* Given instruction
Lines containing the word "with" are the ones to copy from the records below.

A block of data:
⁂

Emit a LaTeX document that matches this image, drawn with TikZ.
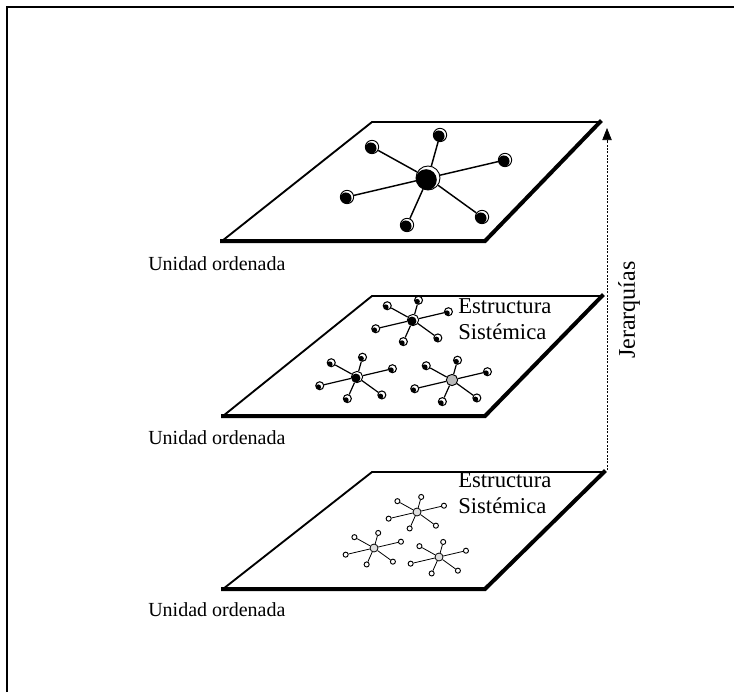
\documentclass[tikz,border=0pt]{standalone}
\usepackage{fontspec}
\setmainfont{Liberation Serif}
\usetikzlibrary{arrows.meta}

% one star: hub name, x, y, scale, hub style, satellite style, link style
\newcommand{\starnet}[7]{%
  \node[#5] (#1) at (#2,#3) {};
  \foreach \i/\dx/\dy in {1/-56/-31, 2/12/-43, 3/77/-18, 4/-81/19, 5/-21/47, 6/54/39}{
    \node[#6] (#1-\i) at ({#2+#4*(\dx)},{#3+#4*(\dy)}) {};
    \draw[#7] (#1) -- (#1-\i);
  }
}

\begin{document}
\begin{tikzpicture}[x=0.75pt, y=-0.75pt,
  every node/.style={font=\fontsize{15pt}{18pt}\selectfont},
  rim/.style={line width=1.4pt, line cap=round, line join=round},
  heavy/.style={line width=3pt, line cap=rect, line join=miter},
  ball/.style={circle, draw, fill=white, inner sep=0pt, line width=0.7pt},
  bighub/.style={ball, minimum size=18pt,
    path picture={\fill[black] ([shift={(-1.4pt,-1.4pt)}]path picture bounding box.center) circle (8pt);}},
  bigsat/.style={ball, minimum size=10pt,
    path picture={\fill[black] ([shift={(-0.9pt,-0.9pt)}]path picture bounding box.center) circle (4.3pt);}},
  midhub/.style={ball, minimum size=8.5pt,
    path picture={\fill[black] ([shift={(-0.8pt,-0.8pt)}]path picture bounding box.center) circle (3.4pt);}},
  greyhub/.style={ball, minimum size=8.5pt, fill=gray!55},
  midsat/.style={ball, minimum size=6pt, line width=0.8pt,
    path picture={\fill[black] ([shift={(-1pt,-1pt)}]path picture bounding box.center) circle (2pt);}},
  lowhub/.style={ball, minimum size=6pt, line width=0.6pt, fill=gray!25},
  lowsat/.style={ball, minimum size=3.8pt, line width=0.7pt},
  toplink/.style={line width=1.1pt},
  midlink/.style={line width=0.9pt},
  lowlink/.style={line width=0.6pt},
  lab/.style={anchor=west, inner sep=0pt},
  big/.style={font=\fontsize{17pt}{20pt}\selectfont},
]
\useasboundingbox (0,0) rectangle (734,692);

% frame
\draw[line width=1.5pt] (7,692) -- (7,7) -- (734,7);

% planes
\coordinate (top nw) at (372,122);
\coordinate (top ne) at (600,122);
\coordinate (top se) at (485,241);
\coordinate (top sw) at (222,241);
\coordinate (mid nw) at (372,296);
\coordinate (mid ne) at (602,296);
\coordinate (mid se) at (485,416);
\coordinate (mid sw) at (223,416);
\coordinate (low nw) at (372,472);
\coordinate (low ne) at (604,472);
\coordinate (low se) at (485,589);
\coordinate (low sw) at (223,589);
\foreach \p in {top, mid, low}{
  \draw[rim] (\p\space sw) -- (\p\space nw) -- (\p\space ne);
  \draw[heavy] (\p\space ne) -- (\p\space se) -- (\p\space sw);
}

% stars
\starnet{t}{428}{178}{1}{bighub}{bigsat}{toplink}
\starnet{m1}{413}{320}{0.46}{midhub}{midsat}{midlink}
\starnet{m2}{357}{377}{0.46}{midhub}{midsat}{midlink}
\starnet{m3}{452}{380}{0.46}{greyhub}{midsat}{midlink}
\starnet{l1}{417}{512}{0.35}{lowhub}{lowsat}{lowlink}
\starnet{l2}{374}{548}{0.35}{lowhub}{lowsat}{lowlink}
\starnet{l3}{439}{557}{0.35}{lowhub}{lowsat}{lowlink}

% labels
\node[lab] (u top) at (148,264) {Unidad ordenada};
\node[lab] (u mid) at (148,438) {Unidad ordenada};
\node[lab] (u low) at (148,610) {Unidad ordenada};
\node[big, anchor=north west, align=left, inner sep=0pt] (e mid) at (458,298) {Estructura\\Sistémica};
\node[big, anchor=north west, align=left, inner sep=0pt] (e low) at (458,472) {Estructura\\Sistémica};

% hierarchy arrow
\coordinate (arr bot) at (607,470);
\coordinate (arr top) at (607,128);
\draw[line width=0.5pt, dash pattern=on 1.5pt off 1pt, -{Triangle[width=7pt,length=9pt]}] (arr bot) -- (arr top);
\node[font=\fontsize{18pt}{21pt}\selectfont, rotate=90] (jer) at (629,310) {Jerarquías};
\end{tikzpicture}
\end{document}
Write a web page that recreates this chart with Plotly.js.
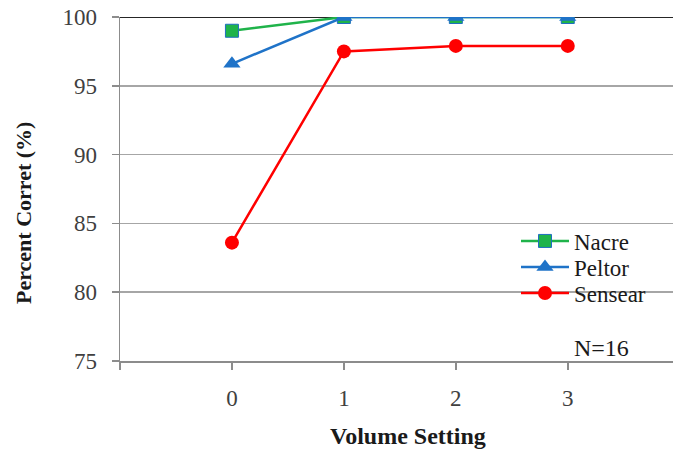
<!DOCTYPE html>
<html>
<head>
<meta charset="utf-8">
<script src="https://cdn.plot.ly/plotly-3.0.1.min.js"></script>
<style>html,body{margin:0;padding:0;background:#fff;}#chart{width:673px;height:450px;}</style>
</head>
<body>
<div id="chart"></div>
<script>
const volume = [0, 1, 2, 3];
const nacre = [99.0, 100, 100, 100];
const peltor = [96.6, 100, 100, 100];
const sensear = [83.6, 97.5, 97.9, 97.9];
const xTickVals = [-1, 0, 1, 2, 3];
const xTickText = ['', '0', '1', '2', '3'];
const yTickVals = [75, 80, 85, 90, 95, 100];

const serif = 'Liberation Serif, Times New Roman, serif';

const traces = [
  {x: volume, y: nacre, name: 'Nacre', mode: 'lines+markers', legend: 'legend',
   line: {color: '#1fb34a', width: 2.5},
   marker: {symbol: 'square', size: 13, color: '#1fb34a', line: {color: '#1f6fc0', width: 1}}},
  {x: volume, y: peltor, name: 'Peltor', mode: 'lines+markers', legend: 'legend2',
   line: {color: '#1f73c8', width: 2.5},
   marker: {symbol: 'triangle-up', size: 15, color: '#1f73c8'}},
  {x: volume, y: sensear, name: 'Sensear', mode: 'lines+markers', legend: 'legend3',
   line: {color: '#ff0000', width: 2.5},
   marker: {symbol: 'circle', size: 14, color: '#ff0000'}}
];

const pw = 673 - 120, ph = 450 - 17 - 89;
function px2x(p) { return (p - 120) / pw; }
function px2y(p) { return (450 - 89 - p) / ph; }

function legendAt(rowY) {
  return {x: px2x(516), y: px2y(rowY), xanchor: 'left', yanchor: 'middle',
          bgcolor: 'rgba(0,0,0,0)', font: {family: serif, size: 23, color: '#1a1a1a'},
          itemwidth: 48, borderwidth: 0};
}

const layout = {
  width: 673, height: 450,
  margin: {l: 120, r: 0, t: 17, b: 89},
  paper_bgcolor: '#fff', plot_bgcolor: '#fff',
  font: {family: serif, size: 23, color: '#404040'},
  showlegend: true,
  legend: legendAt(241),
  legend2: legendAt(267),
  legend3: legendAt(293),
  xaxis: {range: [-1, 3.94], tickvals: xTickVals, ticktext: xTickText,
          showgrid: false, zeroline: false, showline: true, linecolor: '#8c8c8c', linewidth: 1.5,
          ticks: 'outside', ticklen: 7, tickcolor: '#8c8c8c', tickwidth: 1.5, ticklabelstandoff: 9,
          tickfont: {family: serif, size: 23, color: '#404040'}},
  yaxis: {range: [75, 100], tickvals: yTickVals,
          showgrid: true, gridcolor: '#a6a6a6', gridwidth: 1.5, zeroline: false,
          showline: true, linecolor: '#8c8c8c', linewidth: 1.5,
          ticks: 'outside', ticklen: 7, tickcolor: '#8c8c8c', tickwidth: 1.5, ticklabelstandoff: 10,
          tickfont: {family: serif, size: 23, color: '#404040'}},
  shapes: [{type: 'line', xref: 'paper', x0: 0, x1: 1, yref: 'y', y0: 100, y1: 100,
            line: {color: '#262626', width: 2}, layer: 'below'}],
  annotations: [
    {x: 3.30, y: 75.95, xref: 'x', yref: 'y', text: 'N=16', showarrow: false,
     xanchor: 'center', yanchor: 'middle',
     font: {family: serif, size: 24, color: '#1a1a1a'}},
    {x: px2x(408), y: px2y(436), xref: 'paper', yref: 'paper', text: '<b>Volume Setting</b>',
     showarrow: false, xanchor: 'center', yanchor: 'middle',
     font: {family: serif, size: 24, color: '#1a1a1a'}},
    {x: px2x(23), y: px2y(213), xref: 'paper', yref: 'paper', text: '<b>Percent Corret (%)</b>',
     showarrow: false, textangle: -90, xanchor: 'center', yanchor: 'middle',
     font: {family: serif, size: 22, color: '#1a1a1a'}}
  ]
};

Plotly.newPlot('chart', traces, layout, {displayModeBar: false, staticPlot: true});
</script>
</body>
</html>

⁂

* Reply to the task
Emit a LaTeX document that matches this image, drawn with TikZ.
Write a web page that recreates this chart with Plotly.js.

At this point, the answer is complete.